Plotting code records:
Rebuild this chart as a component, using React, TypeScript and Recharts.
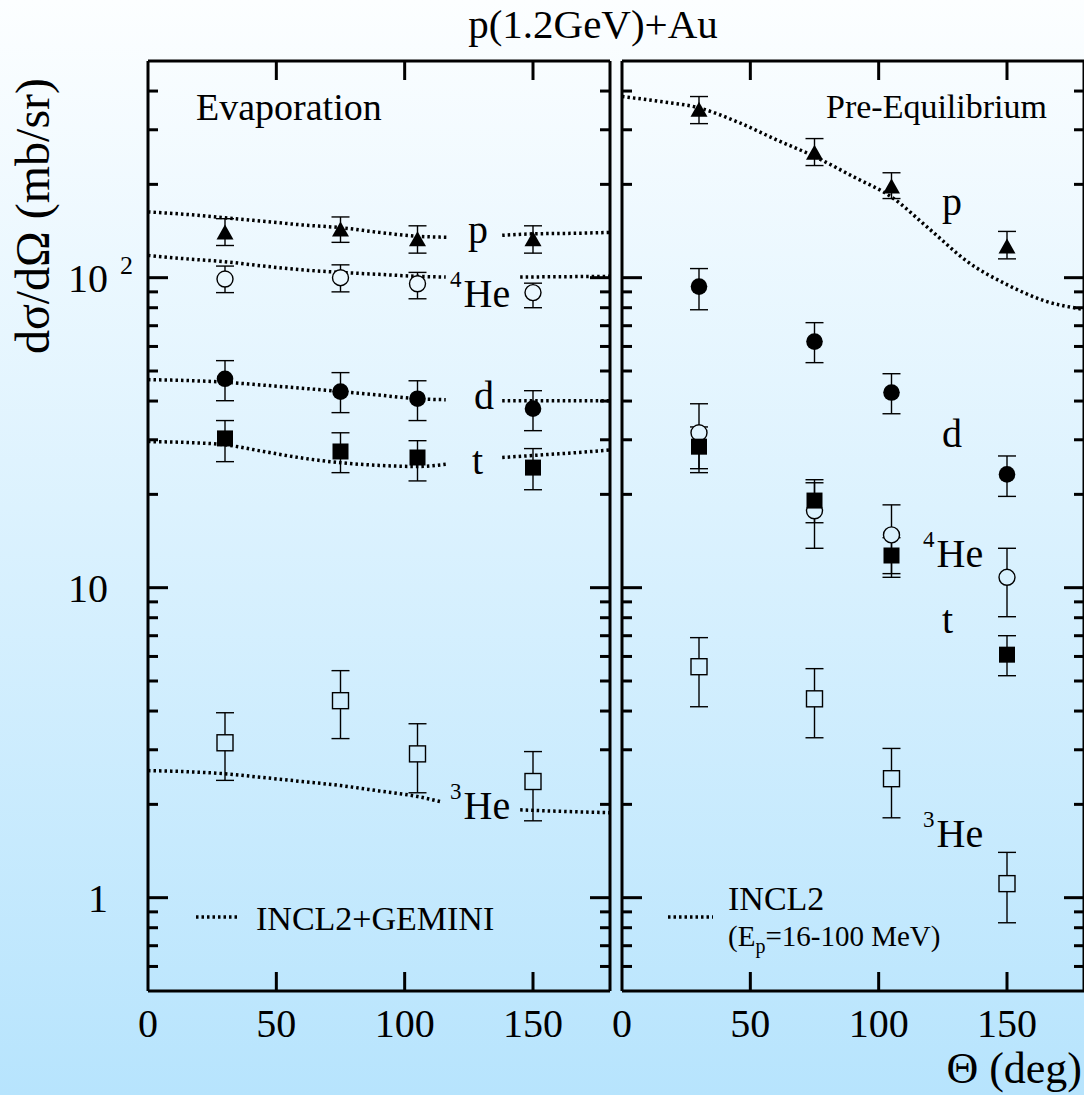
import React from "react";
import { ComposedChart, Line, Scatter, XAxis, YAxis, ErrorBar } from "recharts";

const W = 1084;
const H = 1095;
const TOP = 61;
const BOTTOM = 991;
const SERIF = "'Liberation Serif', 'Times New Roman', serif";
const BG_TOP = "#fcfeff";
const BG_BOTTOM = "#b7e4fd";

const angles = [30, 75, 105, 150];
const xTicks = [0, 50, 100, 150];
const yTicks = [
  0.6, 0.7, 0.8, 0.9, 1, 2, 3, 4, 5, 6, 7, 8, 9, 10, 20, 30, 40, 50, 60, 70, 80, 90, 100, 200, 300, 400,
];

// Evaporation panel: data (mb/sr) and error-bar bounds
const evapP = [140, 143, 133, 133];
const evapPLo = [127, 130, 120, 120];
const evapPHi = [155, 157, 147, 147];
const evapHe4 = [99, 100, 95.6, 89.5];
const evapHe4Lo = [89.5, 90, 85.5, 80];
const evapHe4Hi = [109, 110, 104, 96];
const evapD = [47.2, 42.9, 40.7, 37.8];
const evapDLo = [40.1, 36.7, 34.6, 32.1];
const evapDHi = [54, 49.4, 46.5, 43.2];
const evapT = [30.3, 27.5, 26.3, 24.4];
const evapTLo = [25.5, 23.5, 22.1, 20.7];
const evapTHi = [34.6, 31.6, 29.8, 28.1];
const evapHe3 = [3.16, 4.32, 2.91, 2.37];
const evapHe3Lo = [2.39, 3.26, 2.18, 1.77];
const evapHe3Hi = [3.95, 5.4, 3.64, 2.96];

// Pre-equilibrium panel
const preP = [348, 253, 197, 126];
const prePLo = [314, 230, 180, 115];
const prePHi = [384, 281, 218, 141];
const preD = [93.6, 62.2, 42.6, 23.2];
const preDLo = [78.8, 53.2, 36.4, 19.7];
const preDHi = [107, 71.6, 49, 26.6];
const preHe4 = [31.6, 17.7, 14.8, 10.8];
const preHe4Lo = [23.5, 13.4, 11.1, 8.06];
const preHe4Hi = [39.2, 21.8, 18.5, 13.4];
const preT = [28.5, 19.1, 12.7, 6.08];
const preTLo = [24.2, 16.2, 10.8, 5.2];
const preTHi = [33, 22.3, 14.5, 7.0];
const preHe3 = [5.56, 4.38, 2.42, 1.11];
const preHe3Lo = [4.13, 3.28, 1.81, 0.83];
const preHe3Hi = [6.9, 5.48, 3.03, 1.4];

// INCL2+GEMINI curves (null = gap under the particle label)
const gemPX = [0, 15, 30, 45, 60, 75, 90, 105, 117, 127, 138, 150, 165, 180];
const gemP = [163, 160, 156, 152, 148, 145, 140, 136, 135, null, 137, 138.5, 139, 140];
const gemHe4X = [0, 15, 30, 45, 60, 75, 90, 105, 116, 130, 145, 160, 180];
const gemHe4 = [118, 115, 112.6, 109, 106, 104, 102.5, 101, 100.5, null, 100.5, 100.7, 101];
const gemDX = [0, 30, 45, 60, 75, 90, 105, 116, 127, 138, 150, 180];
const gemD = [46.9, 46, 45, 44, 42.9, 41.8, 40.7, 40.4, null, 40.1, 40.1, 40.1];
const gemTX = [0, 15, 30, 45, 60, 75, 90, 105, 116, 127, 138, 150, 165, 180];
const gemT = [29.6, 29.4, 28.9, 27.5, 26.2, 25.3, 24.8, 24.6, 25, null, 26.3, 26.7, 27.2, 27.8];
const gemHe3X = [0, 15, 30, 45, 60, 75, 90, 105, 114, 130, 145, 160, 180];
const gemHe3 = [2.57, 2.55, 2.51, 2.44, 2.37, 2.3, 2.21, 2.12, 2.04, null, 1.92, 1.9, 1.88];

// INCL2 proton curve
const inclPX = [0, 15, 30, 45, 60, 75, 90, 105, 120, 135, 150, 165, 180];
const inclP = [384, 370, 353, 318, 279, 246, 212, 182, 143, 112, 95, 84, 79];

const points = (v: number[], lo: number[], hi: number[]) =>
  angles.map((x, i) => ({ x, y: v[i], err: [v[i] - lo[i], hi[i] - v[i]] }));
const curve = (xs: number[], ys: (number | null)[]) => xs.map((x, i) => ({ x, y: ys[i] }));

type Kind = "tri" | "dot" | "ring" | "box" | "openbox";

function Marker({ cx, cy, kind }: { cx?: number; cy?: number; kind: Kind }) {
  if (cx == null || cy == null) return null;
  const open = "url(#bgfill)";
  switch (kind) {
    case "tri":
      return <polygon points={`${cx},${cy - 8} ${cx - 8.5},${cy + 7} ${cx + 8.5},${cy + 7}`} fill="#000" />;
    case "dot":
      return <circle cx={cx} cy={cy} r={8.3} fill="#000" />;
    case "ring":
      return <circle cx={cx} cy={cy} r={8} fill={open} stroke="#000" strokeWidth={1.4} />;
    case "box":
      return <rect x={cx - 8} y={cy - 8} width={16} height={16} fill="#000" />;
    default:
      return <rect x={cx - 8} y={cy - 8} width={16} height={16} fill={open} stroke="#000" strokeWidth={1.4} />;
  }
}

function XTick(props: any) {
  const { x, y, payload, side } = props;
  const v = payload.value;
  const dir = side === "bottom" ? -1 : 1;
  return (
    <g>
      {v > 0 && v < 180 && <line x1={x} x2={x} y1={y} y2={y + dir * 19} stroke="#000" strokeWidth={3} />}
      {side === "bottom" && (
        <text x={x} y={y + 46} textAnchor="middle" fontSize={40} fontFamily={SERIF} fill="#000">
          {v}
        </text>
      )}
    </g>
  );
}

function YTick(props: any) {
  const { x, y, payload, side, labels } = props;
  const v = payload.value;
  const major = v === 1 || v === 10 || v === 100;
  const dir = side === "left" ? 1 : -1;
  const len = major ? 20 : 10;
  return (
    <g>
      <line x1={x} x2={x + dir * len} y1={y} y2={y} stroke="#000" strokeWidth={3} />
      {labels && major && (
        <text x={x - 40} y={y + 14} textAnchor="end" fontSize={40} fontFamily={SERIF} fill="#000">
          {v === 100 ? "10" : String(v)}
        </text>
      )}
      {labels && v === 100 && (
        <text x={x - 28} y={y - 4} textAnchor="start" fontSize={26} fontFamily={SERIF} fill="#000">
          2
        </text>
      )}
    </g>
  );
}

type Series = { data: { x: number; y: number; err: number[] }[]; kind: Kind };

function Panel({
  left,
  right,
  labels,
  series,
  curves,
}: {
  left: number;
  right: number;
  labels: boolean;
  series: Series[];
  curves: { x: number; y: number | null }[][];
}) {
  const axisLine = { stroke: "#000", strokeWidth: 3 };
  // axes are 1px thick boxes, so margins are pulled in by one pixel
  const margin = { top: TOP - 1, bottom: H - BOTTOM - 1, left: left - 1, right: W - right - 1 };
  return (
    <div style={{ position: "absolute", left: 0, top: 0 }}>
      <ComposedChart width={W} height={H} margin={margin}>
        <XAxis
          xAxisId="b"
          type="number"
          dataKey="x"
          domain={[0, 180]}
          allowDataOverflow
          ticks={xTicks}
          interval={0}
          height={1}
          tickSize={0}
          tickMargin={0}
          tickLine={false}
          axisLine={axisLine}
          tick={(p: any) => <XTick {...p} side="bottom" />}
        />
        <XAxis
          xAxisId="t"
          orientation="top"
          type="number"
          dataKey="x"
          domain={[0, 180]}
          allowDataOverflow
          ticks={xTicks}
          interval={0}
          height={1}
          tickSize={0}
          tickMargin={0}
          tickLine={false}
          axisLine={axisLine}
          tick={(p: any) => <XTick {...p} side="top" />}
        />
        <YAxis
          yAxisId="l"
          dataKey="y"
          scale="log"
          type="number"
          domain={[0.5, 500]}
          allowDataOverflow
          ticks={yTicks}
          interval={0}
          width={1}
          tickSize={0}
          tickMargin={0}
          tickLine={false}
          axisLine={axisLine}
          tick={(p: any) => <YTick {...p} side="left" labels={labels} />}
        />
        <YAxis
          yAxisId="r"
          orientation="right"
          dataKey="y"
          scale="log"
          type="number"
          domain={[0.5, 500]}
          allowDataOverflow
          ticks={yTicks}
          interval={0}
          width={1}
          tickSize={0}
          tickMargin={0}
          tickLine={false}
          axisLine={axisLine}
          tick={(p: any) => <YTick {...p} side="right" labels={false} />}
        />
        {curves.map((c, i) => (
          <Line
            key={`c${i}`}
            xAxisId="b"
            yAxisId="l"
            data={c}
            dataKey="y"
            type="monotone"
            stroke="#000"
            strokeWidth={3.5}
            strokeDasharray="2.5 3"
            dot={false}
            activeDot={false}
            isAnimationActive={false}
          />
        ))}
        {series.map((s, i) => (
          <Scatter
            key={`s${i}`}
            xAxisId="b"
            yAxisId="l"
            data={s.data}
            dataKey="y"
            shape={(p: any) => <Marker cx={p.cx} cy={p.cy} kind={s.kind} />}
            isAnimationActive={false}
          >
            <ErrorBar dataKey="err" direction="y" width={9} stroke="#000" strokeWidth={1.4} isAnimationActive={false} />
          </Scatter>
        ))}
      </ComposedChart>
    </div>
  );
}

const txt = { fontFamily: SERIF, fill: "#000" };

function Sup({ x, y, digit }: { x: number; y: number; digit: string }) {
  return (
    <text x={x} y={y} {...txt}>
      <tspan fontSize={23} dy={-20}>
        {digit}
      </tspan>
      <tspan fontSize={40} dy={20} dx={2}>
        He
      </tspan>
    </text>
  );
}

export default function App() {
  const evapSeries: Series[] = [
    { data: points(evapP, evapPLo, evapPHi), kind: "tri" },
    { data: points(evapHe4, evapHe4Lo, evapHe4Hi), kind: "ring" },
    { data: points(evapD, evapDLo, evapDHi), kind: "dot" },
    { data: points(evapT, evapTLo, evapTHi), kind: "box" },
    { data: points(evapHe3, evapHe3Lo, evapHe3Hi), kind: "openbox" },
  ];
  const preSeries: Series[] = [
    { data: points(preP, prePLo, prePHi), kind: "tri" },
    { data: points(preD, preDLo, preDHi), kind: "dot" },
    { data: points(preHe4, preHe4Lo, preHe4Hi), kind: "ring" },
    { data: points(preT, preTLo, preTHi), kind: "box" },
    { data: points(preHe3, preHe3Lo, preHe3Hi), kind: "openbox" },
  ];
  const evapCurves = [
    curve(gemPX, gemP),
    curve(gemHe4X, gemHe4),
    curve(gemDX, gemD),
    curve(gemTX, gemT),
    curve(gemHe3X, gemHe3),
  ];
  const preCurves = [curve(inclPX, inclP)];

  return (
    <div
      style={{
        position: "relative",
        width: W,
        height: H,
        overflow: "hidden",
        background: `linear-gradient(to bottom, ${BG_TOP}, ${BG_BOTTOM})`,
      }}
    >
      <style>{`body{margin:0}`}</style>
      <Panel left={148} right={610} labels series={evapSeries} curves={evapCurves} />
      <Panel left={622} right={1084} labels={false} series={preSeries} curves={preCurves} />
      <svg width={W} height={H} style={{ position: "absolute", left: 0, top: 0, pointerEvents: "none" }}>
        <defs>
          <linearGradient id="bgfill" gradientUnits="userSpaceOnUse" x1={0} y1={0} x2={0} y2={H}>
            <stop offset="0" stopColor={BG_TOP} />
            <stop offset="1" stopColor={BG_BOTTOM} />
          </linearGradient>
        </defs>
        <text x={593} y={38} textAnchor="middle" fontSize={41} {...txt}>
          p(1.2GeV)+Au
        </text>
        <text transform="translate(49,216) rotate(-90)" textAnchor="middle" fontSize={48} {...txt}>
          dσ/dΩ (mb/sr)
        </text>
        <text x={1082} y={1083} textAnchor="end" fontSize={44} {...txt}>
          Θ (deg)
        </text>
        <text x={196} y={120} fontSize={38} {...txt}>
          Evaporation
        </text>
        <text x={826} y={118} fontSize={34} {...txt}>
          Pre-Equilibrium
        </text>

        <text x={468} y={243} fontSize={40} {...txt}>p</text>
        <Sup x={450} y={307} digit="4" />
        <text x={474} y={409} fontSize={40} {...txt}>d</text>
        <text x={472} y={474} fontSize={40} {...txt}>t</text>
        <Sup x={450} y={819} digit="3" />

        <text x={942} y={215} fontSize={40} {...txt}>p</text>
        <text x={942} y={447} fontSize={40} {...txt}>d</text>
        <Sup x={923} y={567} digit="4" />
        <text x={942} y={633} fontSize={40} {...txt}>t</text>
        <Sup x={923} y={847} digit="3" />

        <line x1={196} x2={239} y1={917} y2={917} stroke="#000" strokeWidth={3.5} strokeDasharray="2.5 3" />
        <text x={256} y={930} fontSize={34} {...txt}>INCL2+GEMINI</text>
        <line x1={668} x2={713} y1={917} y2={917} stroke="#000" strokeWidth={3.5} strokeDasharray="2.5 3" />
        <text x={728} y={910} fontSize={34} {...txt}>INCL2</text>
        <text x={728} y={946} fontSize={29} {...txt}>
          (E<tspan fontSize={20} dy={7}>p</tspan>
          <tspan dy={-7}>=16-100 MeV)</tspan>
        </text>
      </svg>
    </div>
  );
}
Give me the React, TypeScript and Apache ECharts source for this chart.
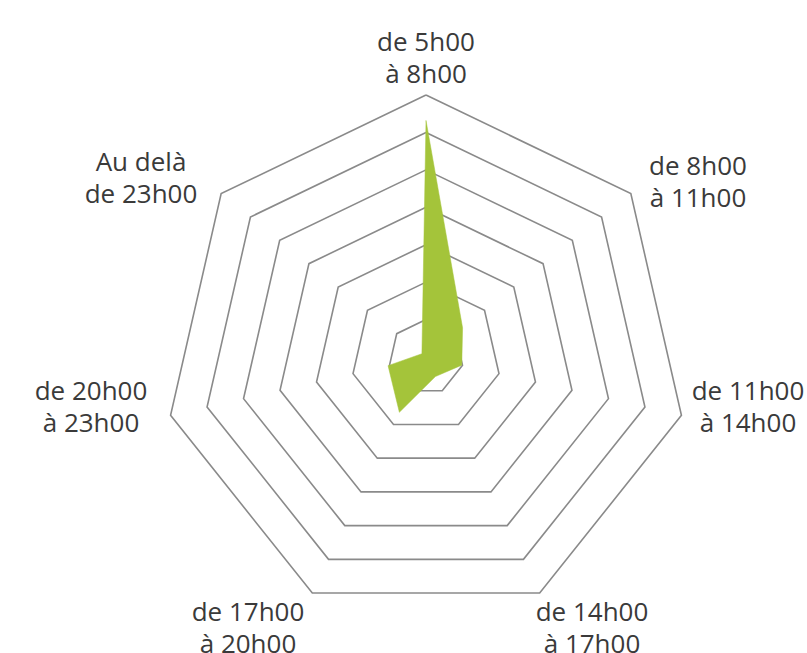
import React, { useEffect, useRef } from "react";
import * as echarts from "echarts";

// Time slots, listed clockwise starting from the top
const slots: string[] = [
  "de 5h00\nà 8h00",
  "de 8h00\nà 11h00",
  "de 11h00\nà 14h00",
  "de 14h00\nà 17h00",
  "de 17h00\nà 20h00",
  "de 20h00\nà 23h00",
  "Au delà\nde 23h00",
];

// Values in ring units (7 rings)
const values: number[] = [6.32, 1.25, 0.98, 0.58, 1.64, 1.04, 0.14];

const axisMax = 7;
const ringCount = 7;

// label anchor positions (centre of each two-line block)
const labelPos: [number, number][] = [
  [426, 57],
  [698, 181],
  [748, 406],
  [592, 627],
  [248, 627],
  [91, 406],
  [141, 177],
];

export default function App() {
  const ref = useRef<HTMLDivElement>(null);

  useEffect(() => {
    if (!ref.current) return;
    const chart = echarts.init(ref.current, undefined, { renderer: "svg" });

    // ECharts places indicators counter-clockwise; reorder so they read clockwise
    const order = [0, ...Array.from({ length: slots.length - 1 }, (_, i) => slots.length - 1 - i)];
    const indicator = order.map((i) => ({ name: slots[i], max: axisMax, min: 0 }));
    const data = order.map((i) => values[i]);

    const lineGap = 32;
    const graphics: any[] = [];
    slots.forEach((s, i) => {
      const lines = s.split("\n");
      lines.forEach((ln, j) => {
        graphics.push({
          type: "text",
          x: labelPos[i][0],
          y: labelPos[i][1] + (j - (lines.length - 1) / 2) * lineGap,
          silent: true,
          style: {
            text: ln,
            fill: "#3a3a3a",
            fontFamily: "Open Sans",
            fontSize: 26,
            lineHeight: 28,
            align: "center",
            verticalAlign: "middle",
          },
        });
      });
    });

    chart.setOption({
      animation: false,
      backgroundColor: "#ffffff",
      radar: {
        center: [426, 357],
        radius: 262,
        shape: "polygon",
        splitNumber: ringCount,
        startAngle: 90,
        indicator,
        axisName: { show: false },
        axisLine: { show: false },
        axisTick: { show: false },
        axisLabel: { show: false },
        splitArea: { show: false },
        splitLine: { lineStyle: { color: "#8a8a8a", width: 1.6 } },
      },
      graphic: graphics,
      series: [
        {
          type: "radar",
          symbol: "none",
          silent: true,
          data: [
            {
              value: data,
              name: "Répartition",
              lineStyle: { width: 0.5, color: "#a4c43a" },
              areaStyle: { color: "#a4c43a", opacity: 1 },
            },
          ],
        },
      ],
    });

    return () => chart.dispose();
  }, []);

  return (
    <div
      ref={ref}
      style={{ position: "absolute", left: 0, top: 0, width: 807, height: 653 }}
    />
  );
}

## Given request
Up to and including the line that contains "XAxis, YAxis, ErrorBar", print the records above exactly from their first line, without any pictures.

## Result
Rebuild this chart as a component, using React, TypeScript and Recharts.
import React from "react";
import { ComposedChart, Line, Scatter, XAxis, YAxis, ErrorBar } from "recharts";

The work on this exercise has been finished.